-- BEGIN Data block --
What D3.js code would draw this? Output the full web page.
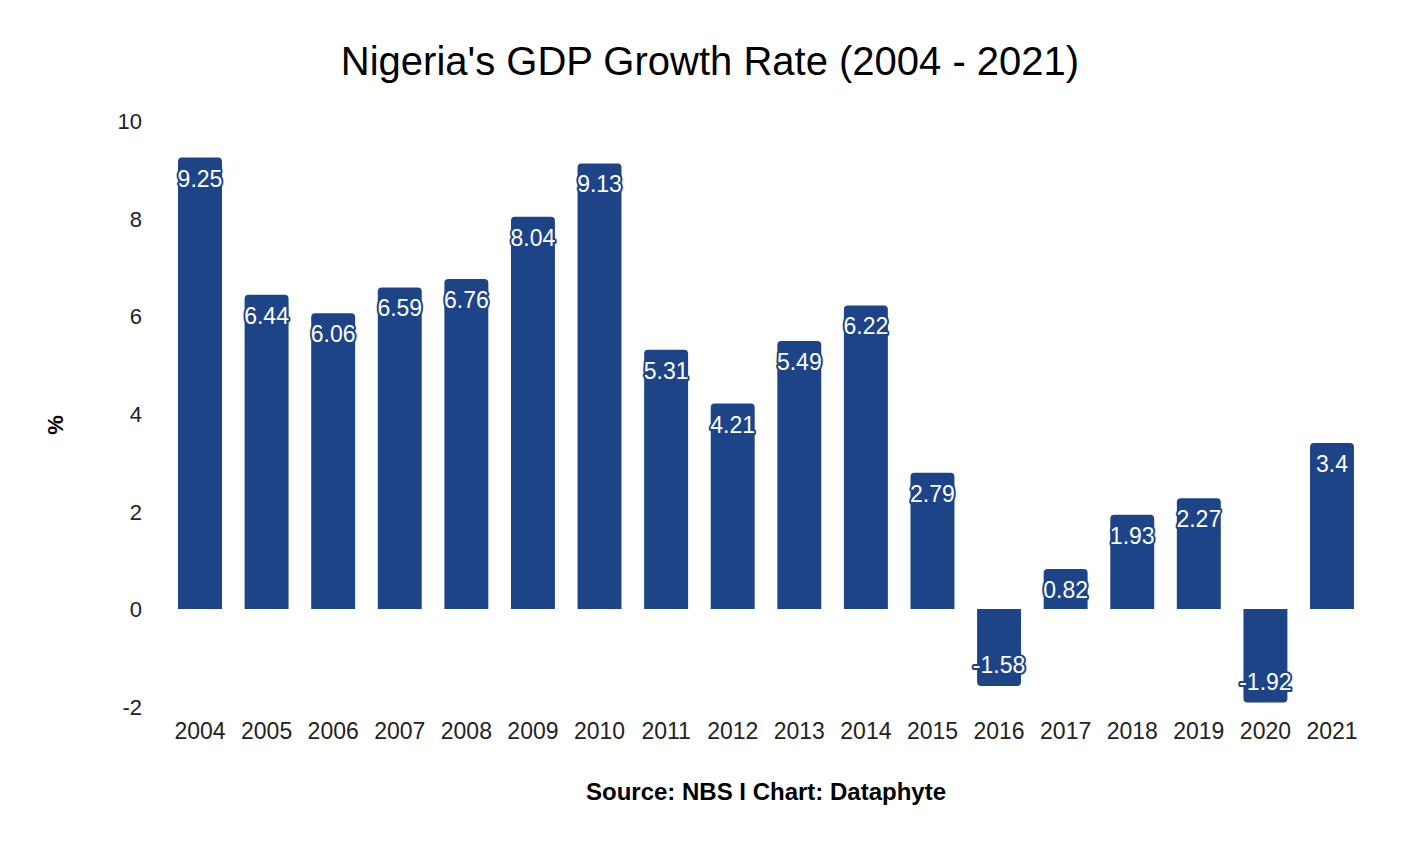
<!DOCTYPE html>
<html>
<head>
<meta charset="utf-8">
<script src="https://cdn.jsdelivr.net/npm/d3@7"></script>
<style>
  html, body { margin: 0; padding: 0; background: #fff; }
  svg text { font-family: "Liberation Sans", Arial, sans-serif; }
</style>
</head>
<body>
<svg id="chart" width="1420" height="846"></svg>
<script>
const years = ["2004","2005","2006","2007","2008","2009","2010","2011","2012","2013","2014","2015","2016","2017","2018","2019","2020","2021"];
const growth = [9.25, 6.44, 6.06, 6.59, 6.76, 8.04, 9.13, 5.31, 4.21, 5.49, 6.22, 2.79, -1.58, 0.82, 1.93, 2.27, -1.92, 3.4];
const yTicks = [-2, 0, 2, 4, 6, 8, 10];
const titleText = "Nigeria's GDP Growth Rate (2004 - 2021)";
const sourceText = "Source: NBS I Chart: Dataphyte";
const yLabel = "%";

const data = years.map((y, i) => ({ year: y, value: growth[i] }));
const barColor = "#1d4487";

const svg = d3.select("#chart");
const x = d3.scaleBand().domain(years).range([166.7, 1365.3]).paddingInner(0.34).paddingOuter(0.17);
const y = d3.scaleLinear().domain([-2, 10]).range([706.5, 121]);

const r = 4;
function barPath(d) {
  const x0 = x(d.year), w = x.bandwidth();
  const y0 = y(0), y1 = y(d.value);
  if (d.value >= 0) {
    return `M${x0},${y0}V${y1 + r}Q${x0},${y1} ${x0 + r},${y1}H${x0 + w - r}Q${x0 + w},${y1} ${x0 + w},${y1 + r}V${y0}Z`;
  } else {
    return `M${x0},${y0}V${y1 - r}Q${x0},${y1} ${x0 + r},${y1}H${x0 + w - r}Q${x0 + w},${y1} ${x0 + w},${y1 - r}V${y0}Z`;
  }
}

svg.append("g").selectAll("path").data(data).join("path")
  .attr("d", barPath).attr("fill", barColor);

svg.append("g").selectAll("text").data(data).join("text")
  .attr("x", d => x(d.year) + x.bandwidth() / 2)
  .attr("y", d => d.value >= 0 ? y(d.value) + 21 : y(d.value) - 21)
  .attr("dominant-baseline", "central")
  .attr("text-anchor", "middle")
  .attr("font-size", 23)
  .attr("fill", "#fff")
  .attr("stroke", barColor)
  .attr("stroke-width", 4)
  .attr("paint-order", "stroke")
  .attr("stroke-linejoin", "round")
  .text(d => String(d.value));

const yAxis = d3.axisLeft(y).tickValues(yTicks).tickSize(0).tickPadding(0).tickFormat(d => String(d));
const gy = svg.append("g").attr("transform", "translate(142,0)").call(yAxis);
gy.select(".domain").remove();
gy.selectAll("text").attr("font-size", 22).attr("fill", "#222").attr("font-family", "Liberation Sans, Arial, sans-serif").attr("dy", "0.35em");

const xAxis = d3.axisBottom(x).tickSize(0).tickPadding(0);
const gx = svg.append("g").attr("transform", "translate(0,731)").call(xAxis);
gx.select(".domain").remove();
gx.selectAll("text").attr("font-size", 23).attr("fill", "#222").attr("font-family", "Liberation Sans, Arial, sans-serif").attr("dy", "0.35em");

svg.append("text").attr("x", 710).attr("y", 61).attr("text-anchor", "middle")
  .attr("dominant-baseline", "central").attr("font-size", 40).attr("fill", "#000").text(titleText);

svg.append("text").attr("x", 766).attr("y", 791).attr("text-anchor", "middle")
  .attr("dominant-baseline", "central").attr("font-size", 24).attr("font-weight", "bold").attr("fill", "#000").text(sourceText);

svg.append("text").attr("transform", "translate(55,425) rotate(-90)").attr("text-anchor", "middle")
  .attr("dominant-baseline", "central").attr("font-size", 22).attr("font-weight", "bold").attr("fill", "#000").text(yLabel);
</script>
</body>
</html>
-- END Data block --
Problem description: Please set down each line of the data above exactly as written, without the pictures.

Exercise response:
What D3.js code would draw this? Output the full web page.
<!DOCTYPE html>
<html>
<head>
<meta charset="utf-8">
<script src="https://cdn.jsdelivr.net/npm/d3@7"></script>
<style>
  html, body { margin: 0; padding: 0; background: #fff; }
  svg text { font-family: "Liberation Sans", Arial, sans-serif; }
</style>
</head>
<body>
<svg id="chart" width="1420" height="846"></svg>
<script>
const years = ["2004","2005","2006","2007","2008","2009","2010","2011","2012","2013","2014","2015","2016","2017","2018","2019","2020","2021"];
const growth = [9.25, 6.44, 6.06, 6.59, 6.76, 8.04, 9.13, 5.31, 4.21, 5.49, 6.22, 2.79, -1.58, 0.82, 1.93, 2.27, -1.92, 3.4];
const yTicks = [-2, 0, 2, 4, 6, 8, 10];
const titleText = "Nigeria's GDP Growth Rate (2004 - 2021)";
const sourceText = "Source: NBS I Chart: Dataphyte";
const yLabel = "%";

const data = years.map((y, i) => ({ year: y, value: growth[i] }));
const barColor = "#1d4487";

const svg = d3.select("#chart");
const x = d3.scaleBand().domain(years).range([166.7, 1365.3]).paddingInner(0.34).paddingOuter(0.17);
const y = d3.scaleLinear().domain([-2, 10]).range([706.5, 121]);

const r = 4;
function barPath(d) {
  const x0 = x(d.year), w = x.bandwidth();
  const y0 = y(0), y1 = y(d.value);
  if (d.value >= 0) {
    return `M${x0},${y0}V${y1 + r}Q${x0},${y1} ${x0 + r},${y1}H${x0 + w - r}Q${x0 + w},${y1} ${x0 + w},${y1 + r}V${y0}Z`;
  } else {
    return `M${x0},${y0}V${y1 - r}Q${x0},${y1} ${x0 + r},${y1}H${x0 + w - r}Q${x0 + w},${y1} ${x0 + w},${y1 - r}V${y0}Z`;
  }
}

svg.append("g").selectAll("path").data(data).join("path")
  .attr("d", barPath).attr("fill", barColor);

svg.append("g").selectAll("text").data(data).join("text")
  .attr("x", d => x(d.year) + x.bandwidth() / 2)
  .attr("y", d => d.value >= 0 ? y(d.value) + 21 : y(d.value) - 21)
  .attr("dominant-baseline", "central")
  .attr("text-anchor", "middle")
  .attr("font-size", 23)
  .attr("fill", "#fff")
  .attr("stroke", barColor)
  .attr("stroke-width", 4)
  .attr("paint-order", "stroke")
  .attr("stroke-linejoin", "round")
  .text(d => String(d.value));

const yAxis = d3.axisLeft(y).tickValues(yTicks).tickSize(0).tickPadding(0).tickFormat(d => String(d));
const gy = svg.append("g").attr("transform", "translate(142,0)").call(yAxis);
gy.select(".domain").remove();
gy.selectAll("text").attr("font-size", 22).attr("fill", "#222").attr("font-family", "Liberation Sans, Arial, sans-serif").attr("dy", "0.35em");

const xAxis = d3.axisBottom(x).tickSize(0).tickPadding(0);
const gx = svg.append("g").attr("transform", "translate(0,731)").call(xAxis);
gx.select(".domain").remove();
gx.selectAll("text").attr("font-size", 23).attr("fill", "#222").attr("font-family", "Liberation Sans, Arial, sans-serif").attr("dy", "0.35em");

svg.append("text").attr("x", 710).attr("y", 61).attr("text-anchor", "middle")
  .attr("dominant-baseline", "central").attr("font-size", 40).attr("fill", "#000").text(titleText);

svg.append("text").attr("x", 766).attr("y", 791).attr("text-anchor", "middle")
  .attr("dominant-baseline", "central").attr("font-size", 24).attr("font-weight", "bold").attr("fill", "#000").text(sourceText);

svg.append("text").attr("transform", "translate(55,425) rotate(-90)").attr("text-anchor", "middle")
  .attr("dominant-baseline", "central").attr("font-size", 22).attr("font-weight", "bold").attr("fill", "#000").text(yLabel);
</script>
</body>
</html>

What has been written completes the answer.